Spiritual Renovations: Yard Sale or Cathedral?

Mark O'Reilly
Dec 07, 2024By Mark O'Reilly

  Dear reader, This morning my morning watch brought me to  1Cor 3:12, 1Pet 1:24-25 Which also got me to thinking about how I build my life, my faith, my understanding. It's like I'm constantly constructing something, but what are my materials?

Sometimes, I catch myself building with grass—those quick, surface-level beliefs I've picked up without really examining them. Like how I used to mirror everything my first youth pastor said, or how I'd adopt the spiritual practices of whoever seemed most impressive at the time. It's easy. Comfortable. But ultimately, it withers.

The wood of my own natural instincts isn't much better. My default ways of thinking, my knee-jerk reactions, my unexamined cultural conditioning—they look solid, but they're ultimately unrefined. They might hold something up for a while, but they're not really transformative.

And stubble? That's those moments when I'm just going through the motions. Doing spiritual things because I think I should, not because I'm genuinely experiencing anything real. It's so fragile that the slightest challenge blows it away.

But what would it mean to build with gold? With silver? With precious stones?

Gold feels like those rare moments of true insight—when I'm not just hearing something, but actually understanding it deep in my core. When my perspective shifts not because someone told me to change, but because I've seen something profound.

Silver seems like those times when I'm actually listening. Not just to others, but to myself. To that deeper voice that knows more than my surface-level thoughts and fears.

And precious stones? That's transformation. That's when the rough edges of my soul get cut and polished. When I'm not just changing my mind, but being changed at the very core of who I am.
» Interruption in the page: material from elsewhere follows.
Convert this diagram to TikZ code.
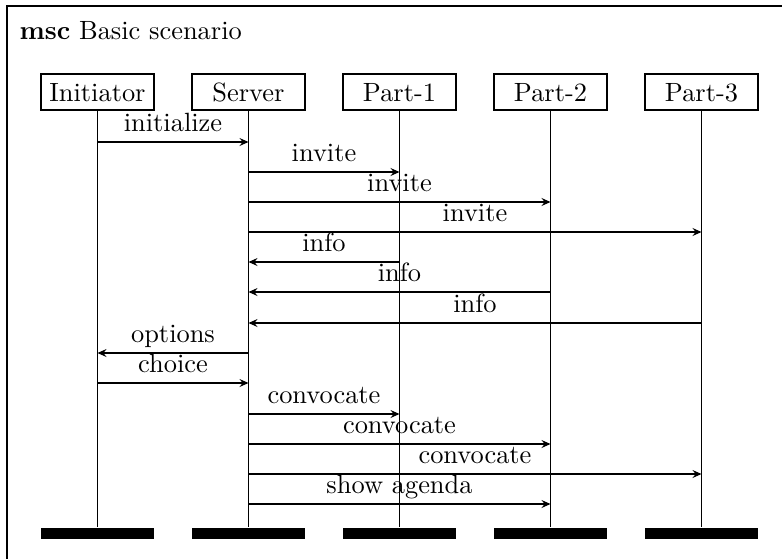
\documentclass[tikz,border=0pt]{standalone}
\usetikzlibrary{arrows.meta}
\begin{document}
\begin{tikzpicture}[
  x=0.3788pt, y=-0.3788pt,
  inst/.style={draw, line width=0.45pt, minimum width=42.8pt, minimum height=13.64pt,
               inner sep=0pt, text height=6.83pt, text depth=0pt},
  instend/.style={fill=black, minimum width=42.8pt, minimum height=4.17pt, inner sep=0pt},
  lifeline/.style={line width=0.6pt},
  msg/.style={-{Stealth[length=3.4pt, width=3pt, inset=1.2pt]}, line width=0.5pt},
  lbl/.style={above, inner sep=2.6pt, text depth=1pt},
  frame/.style={line width=0.6pt}
]
\useasboundingbox (0,0) rectangle (782,558);
\clip (0,0) rectangle (782,558);

% diagram frame and heading
\draw[frame] (7,6) rectangle (900,700);
\node[anchor=base west, inner sep=0pt] (title) at (19,39) {\textbf{msc} Basic scenario};

% instance heads
\node[inst] (ini) at (97.5,92) {Initiator};
\node[inst] (srv) at (248.5,92) {Server};
\node[inst] (p1)  at (399.5,92) {Part-1};
\node[inst] (p2)  at (550.5,92) {Part-2};
\node[inst] (p3)  at (701.5,92) {Part-3};

% instance ends
\node[instend] (iniE) at (97.5,533.5) {};
\node[instend] (srvE) at (248.5,533.5) {};
\node[instend] (p1E)  at (399.5,533.5) {};
\node[instend] (p2E)  at (550.5,533.5) {};
\node[instend] (p3E)  at (701.5,533.5) {};

% lifelines
\draw[lifeline] (ini.south) -- (iniE.north);
\draw[lifeline] (srv.south) -- (srvE.north);
\draw[lifeline] (p1.south) -- (p1E.north);
\draw[lifeline] (p2.south) -- (p2E.north);
\draw[lifeline] (p3.south) -- (p3E.north);

% messages
\draw[msg] (ini |- 0,142) -- node[lbl] {initialize} (srv |- 0,142);
\draw[msg] (srv |- 0,172) -- node[lbl] {invite} (p1 |- 0,172);
\draw[msg] (srv |- 0,202) -- node[lbl] {invite} (p2 |- 0,202);
\draw[msg] (srv |- 0,232) -- node[lbl] {invite} (p3 |- 0,232);
\draw[msg] (p1 |- 0,262) -- node[lbl] {info} (srv |- 0,262);
\draw[msg] (p2 |- 0,292) -- node[lbl] {info} (srv |- 0,292);
\draw[msg] (p3 |- 0,323) -- node[lbl] {info} (srv |- 0,323);
\draw[msg] (srv |- 0,353) -- node[lbl] {options} (ini |- 0,353);
\draw[msg] (ini |- 0,383) -- node[lbl] {choice} (srv |- 0,383);
\draw[msg] (srv |- 0,414) -- node[lbl] {convocate} (p1 |- 0,414);
\draw[msg] (srv |- 0,444) -- node[lbl] {convocate} (p2 |- 0,444);
\draw[msg] (srv |- 0,474) -- node[lbl] {convocate} (p3 |- 0,474);
\draw[msg] (srv |- 0,504) -- node[lbl] {show agenda} (p2 |- 0,504);
\end{tikzpicture}
\end{document}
I'm realizing how much of my spiritual life has been about mimicking others instead of experiencing my own genuine journey. Like that story about the church leader who was so slow that his entire congregation became slow—I've done that. I've copied spiritual styles, thinking that looking like someone else's faith was the same as having my own.

But what if building isn't about looking a certain way? What if it's about being genuinely, vulnerably open to being reshaped?

The wild part is that the materials that look strongest—my own ideas, my cultural background, my learned behaviors—are often the very things that will burn away. And what remains? Only what's been truly transformed.

I want to build with something that lasts. Something real.